The publication of Know Your Fats is a rare treat: it is, to this reviewer's knowledge, the ONLY book on fats and oils for the consumer and the professional written by a recognized authority in the field. Virtually all of the titles on fats and oils in print now are either too technical to be accessible by the layman, or are too error-laden to be worth the paper they are printed on.
Mary Enig made her mark in the nutritional world in 1978 when she and her colleagues at the University of Maryland published a now-famous paper in the American journal Federation Proceedings. The paper directly challenged government assertions that higher cancer rates were associated with animal fat consumption. Enig, et al, concluded that the data actually showed vegetable oils and trans-fatty acids to be the culprits in both cancer and heart disease--not naturally saturated fats that people have been eating for millennia. In the ensuing years, Enig and her colleagues focused their work on determining the trans-fatty acid content of various food items, as well as publishing research that clearly demonstrated TFA's to be potent carcinogens, prime factors in heart disease, disruptors of immune function, and worse.
Enig's book begins like any other on lipid biochemistry and discusses the nature of saturates, monounsaturates, polyunsaturates, and trans-fatty acids. Included also is a revealing discussion of cholesterol and its vital importance to the body. The first chapter also clearly discusses the molecular structure of different fatty acids (with diagrams) and presents the metabolic conversion products of each of the major fatty acids (oleic, linoleic, linolenic, and palmitoleic).

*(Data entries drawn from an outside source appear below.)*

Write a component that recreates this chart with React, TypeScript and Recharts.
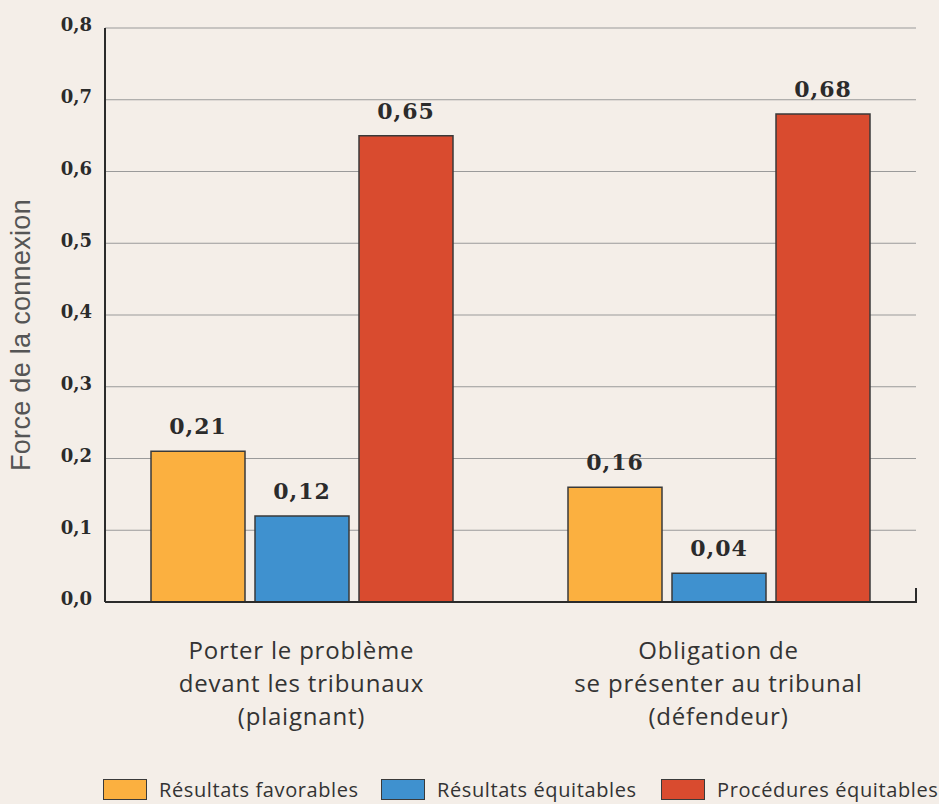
import React from 'react';
import { BarChart, Bar, XAxis, YAxis, CartesianGrid, LabelList, Label } from 'recharts';

const categories = [
  'Porter le problème\ndevant les tribunaux\n(plaignant)',
  'Obligation de\nse présenter au tribunal\n(défendeur)',
];
const seriesNames = ['Résultats favorables', 'Résultats équitables', 'Procédures équitables'];
const seriesColors = ['#fbb040', '#3f91cf', '#d94b2f'];
const favorables = [0.21, 0.16];
const resEquitables = [0.12, 0.04];
const procEquitables = [0.65, 0.68];
const yTicks = [0, 0.1, 0.2, 0.3, 0.4, 0.5, 0.6, 0.7, 0.8];

const BG = '#f4eee8';
const INK = '#2b2b2b';
const SANS = "'Open Sans', 'Noto Sans', sans-serif";
const SERIF = "'DejaVu Serif', serif";

const data = categories.map((name, i) => ({
  name,
  favorables: favorables[i],
  resEquitables: resEquitables[i],
  procEquitables: procEquitables[i],
}));

const fr = (v: number, d: number) => v.toFixed(d).replace('.', ',');

const CategoryTick = ({ x, y, payload }: any) => {
  const lines = String(payload.value).split('\n');
  return (
    <text x={x} y={y} textAnchor="middle" fill="#333" fontFamily={SANS} fontSize={24} letterSpacing={0.8}>
      {lines.map((l, i) => (
        <tspan key={i} x={x} dy={i === 0 ? 57 : 33}>{l}</tspan>
      ))}
    </text>
  );
};

const keys = ['favorables', 'resEquitables', 'procEquitables'];

export default function App() {
  return (
    <div style={{ position: 'absolute', left: 0, top: 0, width: 939, height: 804, background: BG, overflow: 'hidden' }}>
      <BarChart width={939} height={804} data={data} margin={{ top: 28, right: 23, left: 0, bottom: 0 }} barGap={10}>
        <CartesianGrid vertical={false} stroke="#9a9a9a" strokeWidth={1} />
        <XAxis
          dataKey="name"
          height={202}
          padding={{ left: -12, right: -11 }}
          axisLine={{ stroke: INK, strokeWidth: 2 }}
          tickLine={false}
          tickSize={0}
          tickMargin={0}
          tick={<CategoryTick />}
          interval={0}
        />
        <YAxis
          width={105}
          domain={[0, 0.8]}
          ticks={yTicks}
          axisLine={{ stroke: INK, strokeWidth: 2 }}
          tickLine={false}
          tickSize={0}
          tickMargin={13}
          tickFormatter={(v: number) => fr(v, 1)}
          tick={{ fill: INK, fontFamily: SERIF, fontWeight: 700, fontSize: 18, dy: -3 }}
        >
          <Label
            content={() => (
              <text
                x={21}
                y={335}
                transform="rotate(-90 21 335)"
                textAnchor="middle"
                dominantBaseline="central"
                fill="#555"
                fontFamily="'Liberation Sans', Arial, sans-serif"
                fontSize={27}
                letterSpacing={0.3}
              >
                Force de la connexion
              </text>
            )}
          />
        </YAxis>
        {keys.map((k, i) => (
          <Bar key={k} dataKey={k} name={seriesNames[i]} fill={seriesColors[i]} stroke="#3a3a3a" strokeWidth={1.5} barSize={94} isAnimationActive={false}>
            <LabelList
              dataKey={k}
              position="top"
              offset={17}
              formatter={(v: number) => fr(v, 2)}
              style={{ fill: INK, fontFamily: SERIF, fontWeight: 700, fontSize: 22, letterSpacing: 1 }}
            />
          </Bar>
        ))}
      </BarChart>
      <svg width={939} height={804} style={{ position: 'absolute', left: 0, top: 0, pointerEvents: 'none' }}>
        <line x1={916} x2={916} y1={588} y2={603} stroke={INK} strokeWidth={2} />
      </svg>
      <div style={{ position: 'absolute', left: 0, top: 776, height: 22, width: 1000, fontFamily: SANS, fontSize: 20, letterSpacing: 0.6, color: '#333' }}>
        {seriesNames.map((n, i) => (
          <div key={n} style={{ position: 'absolute', left: [103, 381, 661][i], top: 0, display: 'flex', alignItems: 'center', whiteSpace: 'nowrap' }}>
            <span style={{ display: 'inline-block', width: 44, height: 21, boxSizing: 'border-box', background: seriesColors[i], border: '1.5px solid #3a3a3a', marginRight: 12 }} />
            <span>{n}</span>
          </div>
        ))}
      </div>
    </div>
  );
}
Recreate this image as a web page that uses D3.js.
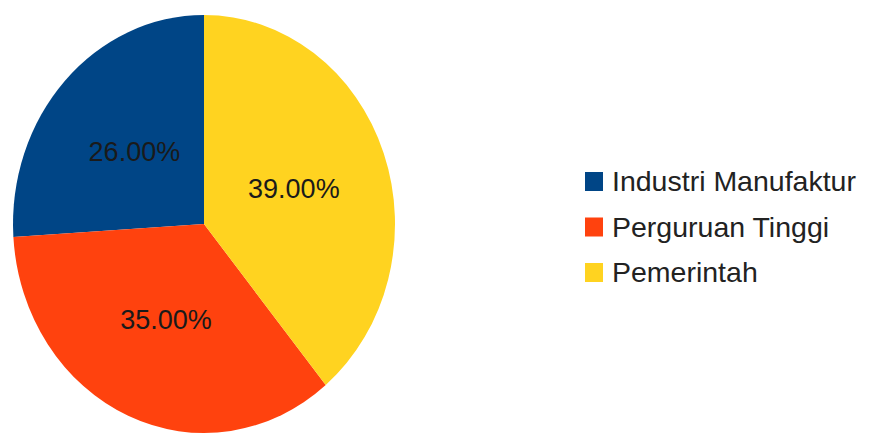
<!DOCTYPE html>
<html>
<head>
<meta charset="utf-8">
<script src="https://cdn.jsdelivr.net/npm/d3@7"></script>
<style>
  body { margin: 0; background: #fff; }
  svg { display: block; }
</style>
</head>
<body>
<svg id="chart" width="881" height="435"></svg>
<script>
const categories = ["Industri Manufaktur", "Perguruan Tinggi", "Pemerintah"];
const values = [26, 35, 39];
const colors = ["#004586", "#ff420e", "#ffd320"];

const svg = d3.select("#chart");
const cx = 204, cy = 224, rx = 191, ry = 209;
const sy = ry / rx;

const pie = d3.pie().sort(null).startAngle(0).endAngle(-2 * Math.PI);
const arcs = pie(values);
const arc = d3.arc().innerRadius(0).outerRadius(rx);

const g = svg.append("g").attr("transform", `translate(${cx},${cy}) scale(1,${sy})`);
g.selectAll("path").data(arcs).enter().append("path")
  .attr("d", arc)
  .attr("fill", (d, i) => colors[i]);

const fmt = d3.format(".2f");
const total = d3.sum(values);
svg.append("g").selectAll("text").data(arcs).enter().append("text")
  .attr("x", d => cx + arc.centroid(d)[0])
  .attr("y", d => cy + arc.centroid(d)[1] * sy)
  .attr("text-anchor", "middle")
  .attr("dominant-baseline", "central")
  .attr("font-family", "Liberation Sans, Arial, sans-serif")
  .attr("font-size", 27)
  .attr("fill", "#1a1a1a")
  .text(d => fmt(d.value / total * 100) + "%");

const legend = svg.append("g").attr("transform", "translate(585,0)");
const rowY = [191, 236.5, 282];
const items = legend.selectAll("g").data(categories).enter().append("g")
  .attr("transform", (d, i) => `translate(0,${rowY[i]})`);
items.append("rect")
  .attr("x", 0).attr("y", -19).attr("width", 18).attr("height", 19)
  .attr("fill", (d, i) => colors[i]);
items.append("text")
  .attr("x", 27).attr("y", 0)
  .attr("font-family", "Liberation Sans, Arial, sans-serif")
  .attr("font-size", 28.5)
  .attr("fill", "#222")
  .text(d => d);
</script>
</body>
</html>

The physiology of fats and cholesterol is fully covered in chapter two. Almost half of this chapter is devoted to shattering popular myths about saturated fats and their roles as disease promoters. Not mincing any words, Enig methodically demonstrates the faulty data and reasoning behind the ideas that saturates either cause or contribute to heart disease, diabetes, colon cancer, mental illness, obesity, and cerebrovascular disease. For example, after trashing the "data" that supposedly prove that beef and beef fat caused colon cancer, Enig flatly concludes: "And now, more than three (3) decades after the initial fraudulent report, the anti-animal fat hypothesis continues to lead the nutrition agenda. It was a false issue then, and it remains a false issue today."
Subsequent chapters deal with fats historically used in Western diets; the fatty acid composition of various oils and fats such as coconut, butter, lard, and olive oil; and a succinct summary of "fat facts." The book is rounded out by detailed appendices on definitions, fatty acids in a huge number of foods, and molecular compositions of major fatty acids.
What is most telling, however, is Enig's insider take on the nutritional research world and the forces at play that manipulate the facts. Never one to shy away from controversy, Enig makes some pretty strong indictments of such organizations as the American Dietetics Association, the Center for Science in the Public Interest, the American Heart Association, and the food industry in general. More shocking are her thoughts on research scientists:
"The common scenario is that of a highly intelligent person . . . who finds a research task that will lead to funding from the food and/or pharmaceutical industry or from the industry-controlled government agencies. If that research shows an adverse effect of any of the new foods studied, this is frequently ignored. . . . Of course, the research that is done by the industry-supported scientists is good basic research, and it usually is of great interest so as long as it supports the food industry or avoids a clash with the industry it is promoting. What seems so ironic, is that the very foods (saturated fats and cholesterol) that people are avoiding are the very foods that are healthful. When it comes to fat, this really has become the age of the flat earth."
Hopefully, Know Your Fats will help make the earth round once more.